Direct real estate investments, while often more labor-intensive and requiring greater management, can yield higher returns under the right circumstances. These investments allow investors to leverage property value appreciation and rental income, which can be significantly enhanced through strategic renovations and effective property management. However, the return profile is heavily dependent on the investor's ability to manage and maintain the property effectively, which can vary widely from one investor to another.

Strategic Considerations for Investors in Real Estate

Choosing between REITs and direct real estate investments ultimately depends on the individual investor's financial goals, risk tolerance, and desired level of involvement. REITs offer a more passive investment route, suitable for those who prefer a hands-off approach or lack the time and expertise to manage properties directly. This option provides regular income through dividends and potential for capital appreciation without the day-to-day demands of property management.

In contrast, direct real estate investing may appeal to those who seek more control over their investments and are willing to take on the challenges of active management. This route can be more rewarding financially, provided the investor is skilled in property selection, management, and maintenance.

Mike Zlotnik summarizes the strategic decision-making process: "Understanding the strategy of each fund or REIT versus direct investment is crucial for assessing the risk profile." Investors must consider their long-term financial objectives and personal preferences when choosing between these investment paths, ensuring alignment with their broader financial strategy.

Wrapping Up: REITs vs.

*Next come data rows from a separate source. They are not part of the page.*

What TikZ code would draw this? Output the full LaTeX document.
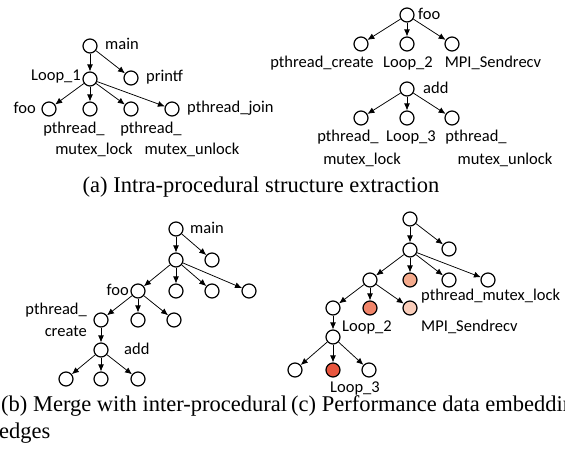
\documentclass[tikz,border=0pt]{standalone}
\usepackage{fontspec}
\setmainfont{Liberation Serif}
\newfontfamily\labfont{Carlito}
\usetikzlibrary{arrows.meta}
\definecolor{heatA}{RGB}{244,170,140}
\definecolor{heatB}{RGB}{240,132,105}
\definecolor{heatC}{RGB}{249,205,186}
\definecolor{heatD}{RGB}{232,86,62}
\tikzset{
  vtx/.style={circle,draw=black,line width=1.2pt,fill=white,minimum size=14pt,inner sep=0pt},
  arc/.style={-{Latex[length=7pt,width=6pt]},line width=0.75pt},
  lbl/.style={font=\labfont\fontsize{16.5}{18}\selectfont,inner sep=0pt},
  captext/.style={font=\fontsize{22.5}{26}\selectfont,inner sep=0pt}
}
\begin{document}
\begin{tikzpicture}[x=1pt,y=-1pt]
\useasboundingbox (0,0) rectangle (565,457);
\clip (0,0) rectangle (565,457);

% ---------- (a) left tree: main ----------
\node[vtx] (am) at (90,46) {};
\node[vtx] (apf) at (131,78) {};
\node[vtx] (al1) at (90,79) {};
\node[vtx] (afoo) at (49,109) {};
\node[vtx] (alock) at (90,109) {};
\node[vtx] (aunlock) at (131,109) {};
\node[vtx] (ajoin) at (172,109) {};
\draw[arc] (am) -- (al1);
\draw[arc] (am) -- (apf);
\draw[arc] (al1) -- (afoo);
\draw[arc] (al1) -- (alock);
\draw[arc] (al1) -- (aunlock);
\draw[arc] (al1) -- (ajoin);
\node[lbl,anchor=west] (tam) at (105,44) {main};
\node[lbl,anchor=west] (tapf) at (146,77) {printf};
\node[lbl,anchor=east] (tal1) at (81,77) {Loop\_1};
\node[lbl,anchor=east] (tafoo) at (36,108) {foo};
\node[lbl,anchor=west] (tajoin) at (187,108) {pthread\_join};
\node[lbl] (talock1) at (74,129) {pthread\_};
\node[lbl] (talock2) at (94,150) {mutex\_lock};
\node[lbl] (taun1) at (151,129) {pthread\_};
\node[lbl] (taun2) at (192,150) {mutex\_unlock};

% ---------- (a) right trees: foo and add ----------
\node[vtx] (ff) at (407,15) {};
\node[vtx] (fc1) at (361,44) {};
\node[vtx] (fc2) at (407,44) {};
\node[vtx] (fc3) at (452,44) {};
\draw[arc] (ff) -- (fc1);
\draw[arc] (ff) -- (fc2);
\draw[arc] (ff) -- (fc3);
\node[lbl,anchor=west] (tff) at (418,14) {foo};
\node[lbl] (tfc1) at (322,63) {pthread\_create};
\node[lbl] (tfc2) at (408,63) {Loop\_2};
\node[lbl] (tfc3) at (493,63) {MPI\_Sendrecv};

\node[vtx] (dd) at (407,89) {};
\node[vtx] (dc1) at (361,118) {};
\node[vtx] (dc2) at (407,118) {};
\node[vtx] (dc3) at (452,118) {};
\draw[arc] (dd) -- (dc1);
\draw[arc] (dd) -- (dc2);
\draw[arc] (dd) -- (dc3);
\node[lbl,anchor=west] (tdd) at (423,88) {add};
\node[lbl] (tdc1a) at (348,137) {pthread\_};
\node[lbl] (tdc1b) at (362,160) {mutex\_lock};
\node[lbl] (tdc2) at (411,137) {Loop\_3};
\node[lbl] (tdc3a) at (476,137) {pthread\_};
\node[lbl] (tdc3b) at (505,160) {mutex\_unlock};

\node[captext] (capa) at (261,187) {(a) Intra-procedural structure extraction};

% ---------- (b) merged tree ----------
\node[vtx] (b0) at (176,229) {};
\node[vtx] (b1) at (176,260) {};
\node[vtx] (b1r) at (212,260) {};
\node[vtx] (b2) at (138,291) {};
\node[vtx] (b3) at (176,291) {};
\node[vtx] (b4) at (212,291) {};
\node[vtx] (b5) at (249,291) {};
\node[vtx] (b6) at (101,320) {};
\node[vtx] (b7) at (138,320) {};
\node[vtx] (b8) at (174,320) {};
\node[vtx] (b9) at (101,350) {};
\node[vtx] (b10) at (66,379) {};
\node[vtx] (b11) at (101,379) {};
\node[vtx] (b12) at (138,379) {};
\draw[arc] (b0) -- (b1);
\draw[arc] (b0) -- (b1r);
\draw[arc] (b1) -- (b2);
\draw[arc] (b1) -- (b3);
\draw[arc] (b1) -- (b4);
\draw[arc] (b1) -- (b5);
\draw[arc] (b2) -- (b6);
\draw[arc] (b2) -- (b7);
\draw[arc] (b2) -- (b8);
\draw[arc] (b6) -- (b9);
\draw[arc] (b9) -- (b10);
\draw[arc] (b9) -- (b11);
\draw[arc] (b9) -- (b12);
\node[lbl,anchor=west] (tb0) at (190,228) {main};
\node[lbl,anchor=east] (tb2) at (129,290) {foo};
\node[lbl,anchor=east] (tb6a) at (87,310) {pthread\_};
\node[lbl,anchor=east] (tb6b) at (87,331) {create};
\node[lbl,anchor=west] (tb9) at (124,349) {add};

\node[captext,anchor=west] (capb1) at (1,406) {(b) Merge with inter-procedural};
\node[captext,anchor=west] (capb2) at (-1,433) {edges};

% ---------- (c) tree with performance data ----------
\node[vtx] (c0) at (410,219) {};
\node[vtx] (c0r) at (449,249) {};
\node[vtx] (c1) at (410,250) {};
\node[vtx] (c2) at (370,280) {};
\node[vtx,fill=heatA] (c3) at (410,280) {};
\node[vtx] (c4) at (449,280) {};
\node[vtx] (c5) at (488,280) {};
\node[vtx] (c6) at (333,308) {};
\node[vtx,fill=heatB] (c7) at (370,308) {};
\node[vtx,fill=heatC] (c8) at (410,308) {};
\node[vtx] (c9) at (333,337) {};
\node[vtx] (c10) at (295,370) {};
\node[vtx,fill=heatD] (c11) at (333,370) {};
\node[vtx] (c12) at (369,370) {};
\draw[arc] (c0) -- (c1);
\draw[arc] (c0) -- (c0r);
\draw[arc] (c1) -- (c2);
\draw[arc] (c1) -- (c3);
\draw[arc] (c1) -- (c4);
\draw[arc] (c1) -- (c5);
\draw[arc] (c2) -- (c6);
\draw[arc] (c2) -- (c7);
\draw[arc] (c2) -- (c8);
\draw[arc] (c6) -- (c9);
\draw[arc] (c9) -- (c10);
\draw[arc] (c9) -- (c11);
\draw[arc] (c9) -- (c12);
\node[lbl,anchor=west] (tc3) at (421,296) {pthread\_mutex\_lock};
\node[lbl,anchor=west] (tc7) at (342,327) {Loop\_2};
\node[lbl,anchor=west] (tc8) at (421,327) {MPI\_Sendrecv};
\node[lbl,anchor=west] (tc11) at (330,388) {Loop\_3};

\node[captext,anchor=west] (capc) at (291,406) {(c) Performance data embedding};
\end{tikzpicture}
\end{document}
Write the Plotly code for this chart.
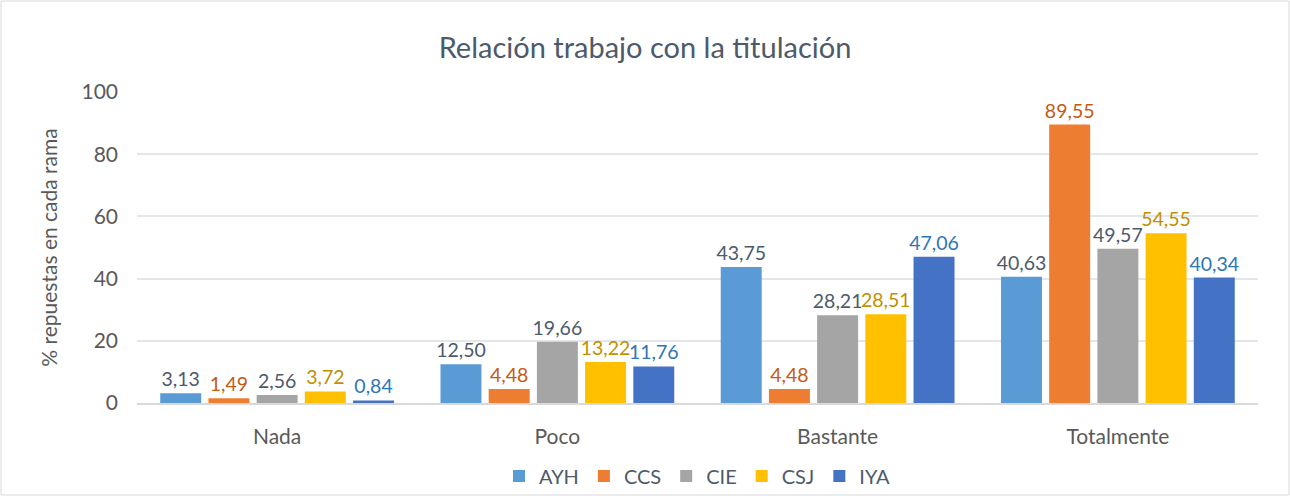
import plotly.graph_objects as go

categories = ["Nada", "Poco", "Bastante", "Totalmente"]
series_names = ["AYH", "CCS", "CIE", "CSJ", "IYA"]
ayh = [3.13, 12.50, 43.75, 40.63]
ccs = [1.49, 4.48, 4.48, 89.55]
cie = [2.56, 19.66, 28.21, 49.57]
csj = [3.72, 13.22, 28.51, 54.55]
iya = [0.84, 11.76, 47.06, 40.34]
y_ticks = [0, 20, 40, 60, 80, 100]

values = [ayh, ccs, cie, csj, iya]
bar_colors = ["#5B9BD5", "#ED7D31", "#A5A5A5", "#FFC000", "#4472C4"]
label_colors = ["#4D5A6B", "#C55A11", "#4D5A6B", "#BF9000", "#2E75B6"]

FONT = "Lato"
fig = go.Figure()
for name, vals, c, tc in zip(series_names, values, bar_colors, label_colors):
    fig.add_trace(go.Bar(
        name=name, x=categories, y=vals,
        marker=dict(color=c, line=dict(width=0)),
        text=[f"{v:.2f}".replace(".", ",") for v in vals],
        textposition="outside", constraintext="none",
        textfont=dict(family=FONT, size=19.5, color=tc),
        cliponaxis=False,
    ))

W, H = 1290, 496
L, R, T, B = 137, 32, 92, 93
pw, ph = W - L - R, H - T - B

fig.update_layout(
    width=W, height=H,
    margin=dict(l=L, r=R, t=T, b=B, autoexpand=False),
    paper_bgcolor="white", plot_bgcolor="white",
    barmode="group", bargap=0.14, bargroupgap=0.15,
    uniformtext=dict(mode=False),
    title=dict(text="Relación trabajo con la titulación", x=0.5, xanchor="center",
               y=1 - 48 / H, yanchor="middle",
               font=dict(family=FONT, size=29, color="#4D5A6B")),
    font=dict(family=FONT, color="#595959"),
    legend=dict(orientation="h", x=0.5, xanchor="center", y=-(476 - 403) / ph, yanchor="middle",
                font=dict(family=FONT, size=20, color="#4D5A6B"),
                bgcolor="rgba(0,0,0,0)",
                itemwidth=30, traceorder="normal"),
    xaxis=dict(showgrid=False, showline=True, linecolor="#D9D9D9", linewidth=1.5,
               ticks="", automargin=False, ticklabelstandoff=14,
               tickfont=dict(family=FONT, size=21, color="#595959")),
    yaxis=dict(range=[0, 100], tickvals=y_ticks, showgrid=True, gridcolor="#E3E6EA", gridwidth=1.5,
               zeroline=False, showline=False, ticks="", ticklen=0, automargin=False,
               ticklabelstandoff=18,
               tickfont=dict(family=FONT, size=21, color="#595959"),
               title=dict(text="% repuestas en cada rama", standoff=18,
                          font=dict(family=FONT, size=21, color="#595959"))),
)

fig.add_shape(type="rect", xref="paper", yref="paper",
              x0=(1 - L) / pw, x1=(W - 1 - L) / pw,
              y0=-(H - 1 - T - ph) / ph, y1=1 + (T - 1) / ph,
              line=dict(color="#D9D9D9", width=1), layer="below")

fig.write_html("out.html", config={"displayModeBar": False},
               post_script="document.body.style.margin='0px';document.body.style.overflow='hidden';")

Direct Real Estate Investing

The exploration of REITs and direct real estate investing highlights different avenues tailored to the unique needs and goals of investors. REITs stand out as a highly accessible choice, requiring less capital while offering the benefits of liquidity and diversification. This makes them an appealing option for those who prefer a more passive investment approach or those entering the real estate investment arena for the first time. Conversely, direct real estate investing requires a larger initial financial outlay and an active management style but offers the possibility of higher returns for those skilled in property management.

Each investment strategy comes with its own set of risks and benefits, influenced by market conditions and the level of personal involvement. As you contemplate your next investment decision, evaluate how each option matches your financial objectives and risk tolerance. The decision involves not only the potential financial benefits but also the degree of involvement you wish to have in the growth of your investment. Let this guide act as a foundation for a decision that not only achieves your financial objectives but also integrates well with your lifestyle and ambitions. As you proceed, may your investments not only succeed but also bring you a sense of satisfaction and confidence in your financial decisions.